Il part ensuite au Chili afin d’aider à la réorganisation de l’armée ; il occupe les fonctions de directeur adjoint de l’École militaire du Chili [10]. Puis, il est mis en relation avec Ferdinand de Lesseps, qui le nomme caissier de la Compagnie du canal de Suez ; mais il refuse de valider des comptes irréguliers et des pratiques de corruption, et démissionne de son emploi [11].

Il s’installe à nouveau à Alger où il succède aux frères Alexis et Jean Bernard Dubos, rue Bab Azoun ; il devient ainsi imprimeur, libraire et éditeur ; les premiers ouvrages qui sortent de son imprimerie datent de 1869, d’après le catalogue de la Bibliothèque nationale de France.

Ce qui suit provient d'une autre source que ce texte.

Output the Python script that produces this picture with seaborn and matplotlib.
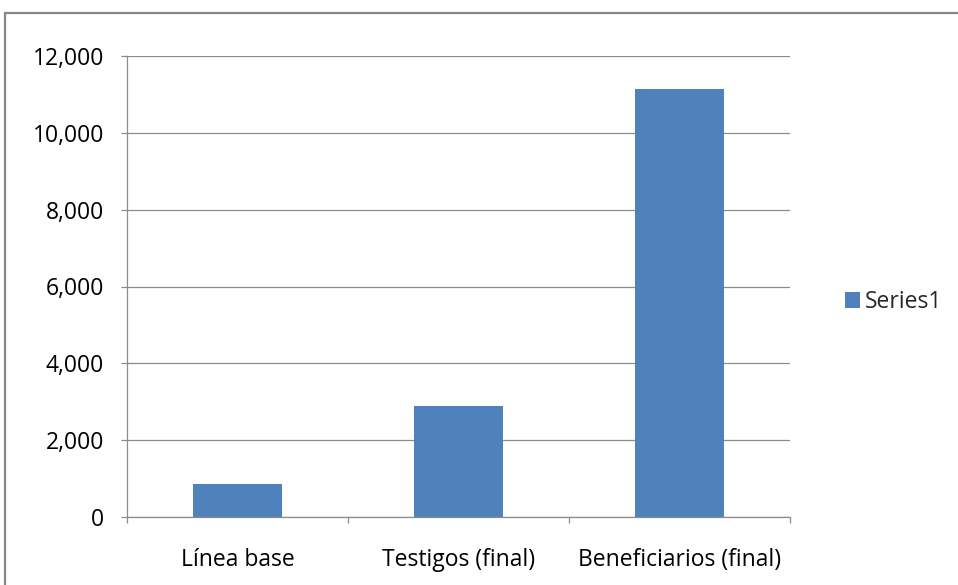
import matplotlib
matplotlib.use("Agg")
import matplotlib.pyplot as plt
import matplotlib.ticker as mticker
from matplotlib.patches import Rectangle
import seaborn as sns
import pandas as pd

categories = ["Línea base", "Testigos (final)", "Beneficiarios (final)"]
values = [850, 2890, 11140]
series_name = "Series1"
yticks = [0, 2000, 4000, 6000, 8000, 10000, 12000]

sns.set_theme(style="white")
plt.rcParams['font.family'] = ['Open Sans', 'DejaVu Sans']

df = pd.DataFrame({"cat": categories, "val": values})

fig = plt.figure(figsize=(9.58, 5.85), dpi=100)
ax = fig.add_axes([127/958, 1-517/585, (790-127)/958, (517-56)/585])

sns.barplot(data=df, x="cat", y="val", color="#4F81BD", width=0.4,
            saturation=1, ax=ax, label=series_name, edgecolor="none")
handles, labels = ax.get_legend_handles_labels()
if ax.get_legend() is not None:
    ax.get_legend().remove()

ax.set_ylim(0, 12000)
ax.set_xlim(-0.5, 2.5)
ax.set_yticks(yticks)
ax.yaxis.set_major_formatter(mticker.FuncFormatter(lambda v, p: f"{int(v):,}"))
ax.set_xlabel("")
ax.set_ylabel("")

grid_c = "#8C8C8C"
ax.yaxis.grid(True, color=grid_c, linewidth=0.9)
ax.set_axisbelow(True)
for s in ["top", "right"]:
    ax.spines[s].set_visible(False)
for s in ["left", "bottom"]:
    ax.spines[s].set_color(grid_c)
    ax.spines[s].set_linewidth(0.9)

fs = 16.5
ax.tick_params(axis="y", which="major", length=4.5, width=0.9, color=grid_c,
               direction="out", pad=12, labelsize=fs, labelcolor="#000000", left=True)
ax.tick_params(axis="x", which="major", length=0, pad=22, labelsize=fs, labelcolor="#000000")
ax.set_xticks([-0.5, 0.5, 1.5, 2.5], minor=True)
ax.tick_params(axis="x", which="minor", length=4.5, width=0.9, color=grid_c,
               direction="out", bottom=True)

# outer chart border
fig.patches.append(Rectangle((5/958, -0.05), 1.2, 1-13/585+0.05,
                             transform=fig.transFigure, fill=False,
                             edgecolor="#868686", linewidth=1.6))

fig.legend(handles, labels, loc="center left", bbox_to_anchor=(824/958, 1-302/585),
           frameon=False, fontsize=fs, handlelength=0.65, handleheight=0.65,
           handletextpad=0.25)

fig.savefig("out.png", dpi=100)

Quand les Prussiens et leurs alliés envahissent le territoire français, il rejoint Paris et s’engage dans la garde nationale avec le grade de lieutenant-colonel [12]. Il démissionne de cette fonction après l’armistice. Il se présente dans la Corrèze lors des élections à l’Assemblée nationale, en février 1871 [13] ; il n’est pas élu et retourne Alger où il reprend son travail d’imprimeur-libraire-éditeur.

Colonisation de l’Algérie

Il est aussi l’auteur d’un ouvrage sur l’avenir de l’Algérie [14]. Il se prononce pour une plus grande autonomie de la colonie par rapport à la métropole – l’envoi de députés au parlement français étant remplacé par la création d’une assemblée coloniale en Algérie [15] – ainsi que pour une acculturation des indigènes dont il pense qu’ils devraient peu à peu adopter le mode de vie européen et la nationalité française, ce processus devant être facilité par une importante immigration ; « noyer la population indigène dans une population européenne plus dense et plus compacte : voilà notre objectif » ; en effet « les nouveaux venus, trouvant la place occupée dans les terres suburbaines pousseraient plus avant dans les grandes vallées, pénétreraient les populations indigènes, les diviseraient et opéreraient sans secousse la fusion que nous voulons atteindre » [16], les indigènes obtenant le même statut et les mêmes droits que les Européens. Il souhaite le développement et l’autonomie du niveau communal, dont il souligne ce qu’il doit à l’école phalanstérienne : « sa formule [de l’école phalanstérienne] était peut-être une utopie ; mais l’honneur d’avoir proposé l’organisation de la commune lui appartient tout entier » [17].

Il est nommé consul pour le Chili en 1872 [18]. Quand se développent les projets de restauration de la monarchie, il signe un texte en faveur de la République [19].

Il semble cesser son activité d’éditeur et d’imprimeur en 1876, année où sont publiés les derniers documents imprimés dans son entreprise. Il s’installe alors dans la banlieue d’Alger, à Saint-Eugène (aujourd’hui Bologhine), où il décède. Libre penseur, il est enterré civilement, conformément à sa demande [20].